Here it is using the rnorm() values you posted in the comments:

set.seed(42) 
p1 <- data.frame(x = rnorm(500,4)) 
p2 <- data.frame(x = rnorm(500,150)) 

p1$cat <- "a"
p2$cat <- "b"


p <- rbind(p1, p2)
p$zone <- c(rep(c(1, 2), 500))


library(ggplot2)
ggplot(p, aes(x = x))+
  facet_grid(zone~cat, scales = "free")+
  geom_histogram(bins = 30)

and that will give you this graph (with a and b representing your DLS and DAVG_ROP value types, respectively and 1 and 2 representing different zones): multiple histograms with independent x axis

As a side note, you will have 3 rows in the graph output as your have 3 zones.

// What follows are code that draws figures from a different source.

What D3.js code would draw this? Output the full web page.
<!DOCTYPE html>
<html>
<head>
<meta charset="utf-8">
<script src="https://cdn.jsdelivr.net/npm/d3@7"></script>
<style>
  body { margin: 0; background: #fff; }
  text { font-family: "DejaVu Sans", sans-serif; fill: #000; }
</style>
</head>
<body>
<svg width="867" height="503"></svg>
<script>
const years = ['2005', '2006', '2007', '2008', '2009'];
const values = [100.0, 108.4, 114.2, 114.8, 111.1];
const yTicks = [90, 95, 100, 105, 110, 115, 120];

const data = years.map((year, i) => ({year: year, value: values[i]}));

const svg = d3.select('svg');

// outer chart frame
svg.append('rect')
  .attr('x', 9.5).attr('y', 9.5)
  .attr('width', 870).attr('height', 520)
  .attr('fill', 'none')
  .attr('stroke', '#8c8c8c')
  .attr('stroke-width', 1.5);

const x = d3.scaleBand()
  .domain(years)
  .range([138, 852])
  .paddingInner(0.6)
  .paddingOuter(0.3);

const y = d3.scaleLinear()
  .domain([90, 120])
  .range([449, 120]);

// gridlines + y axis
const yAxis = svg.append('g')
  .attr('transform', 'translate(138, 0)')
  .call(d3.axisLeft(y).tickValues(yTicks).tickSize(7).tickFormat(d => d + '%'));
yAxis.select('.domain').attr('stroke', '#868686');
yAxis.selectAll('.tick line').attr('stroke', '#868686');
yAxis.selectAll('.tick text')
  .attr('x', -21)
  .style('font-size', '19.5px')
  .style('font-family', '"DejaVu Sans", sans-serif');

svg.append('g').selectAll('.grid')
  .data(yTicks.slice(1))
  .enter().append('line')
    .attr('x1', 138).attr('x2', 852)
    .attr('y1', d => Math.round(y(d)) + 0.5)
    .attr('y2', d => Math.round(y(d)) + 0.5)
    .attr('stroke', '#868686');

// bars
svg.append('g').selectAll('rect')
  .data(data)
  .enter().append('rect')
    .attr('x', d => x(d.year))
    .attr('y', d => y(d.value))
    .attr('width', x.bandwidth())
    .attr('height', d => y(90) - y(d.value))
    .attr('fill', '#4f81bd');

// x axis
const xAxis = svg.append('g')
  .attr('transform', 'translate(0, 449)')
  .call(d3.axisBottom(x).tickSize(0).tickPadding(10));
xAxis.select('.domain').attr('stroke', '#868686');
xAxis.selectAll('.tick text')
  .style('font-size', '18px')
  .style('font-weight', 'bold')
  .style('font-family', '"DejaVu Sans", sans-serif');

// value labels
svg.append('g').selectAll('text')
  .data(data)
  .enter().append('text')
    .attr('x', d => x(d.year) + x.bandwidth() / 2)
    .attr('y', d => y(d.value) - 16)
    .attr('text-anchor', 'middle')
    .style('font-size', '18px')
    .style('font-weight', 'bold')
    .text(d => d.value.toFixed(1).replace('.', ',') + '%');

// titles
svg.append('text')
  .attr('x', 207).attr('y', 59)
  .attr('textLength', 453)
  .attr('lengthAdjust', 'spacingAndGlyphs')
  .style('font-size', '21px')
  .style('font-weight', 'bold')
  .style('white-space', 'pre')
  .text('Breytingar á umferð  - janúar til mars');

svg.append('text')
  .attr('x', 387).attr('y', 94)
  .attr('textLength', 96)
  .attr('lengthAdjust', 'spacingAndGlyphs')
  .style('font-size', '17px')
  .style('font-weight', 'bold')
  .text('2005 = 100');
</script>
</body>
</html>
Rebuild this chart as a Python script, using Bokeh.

As for your data, this should work to reproduce something similar to the example (I can't be 100% positive, as I didn't get to actually test it on your data, but I am fairly confident). I recommend keeping it all as one dataset as you had it originally and just reorganizing a little.

library(dplyr)
library(ggplot2)
df1 <- dataset %>%
  select(DLS, Zone) %>%
  mutate(x = DLS, cat = "DLS") %>%
  select(x, Zone, cat)

df2 <- dataset %>%
  select(DAVG_ROP, Zone) %>%
  mutate(x = DAVG_ROP, cat = "DAVG_ROP")%>%
  select(x, Zone, cat)

df <- rbind(df1, df2)

ggplot(df, aes(x = x))+
  facet_grid(Zone~cat, scales = "free")+
  geom_histogram()

There may be a more efficient/concise way to do the tidying in the middle there but this works too.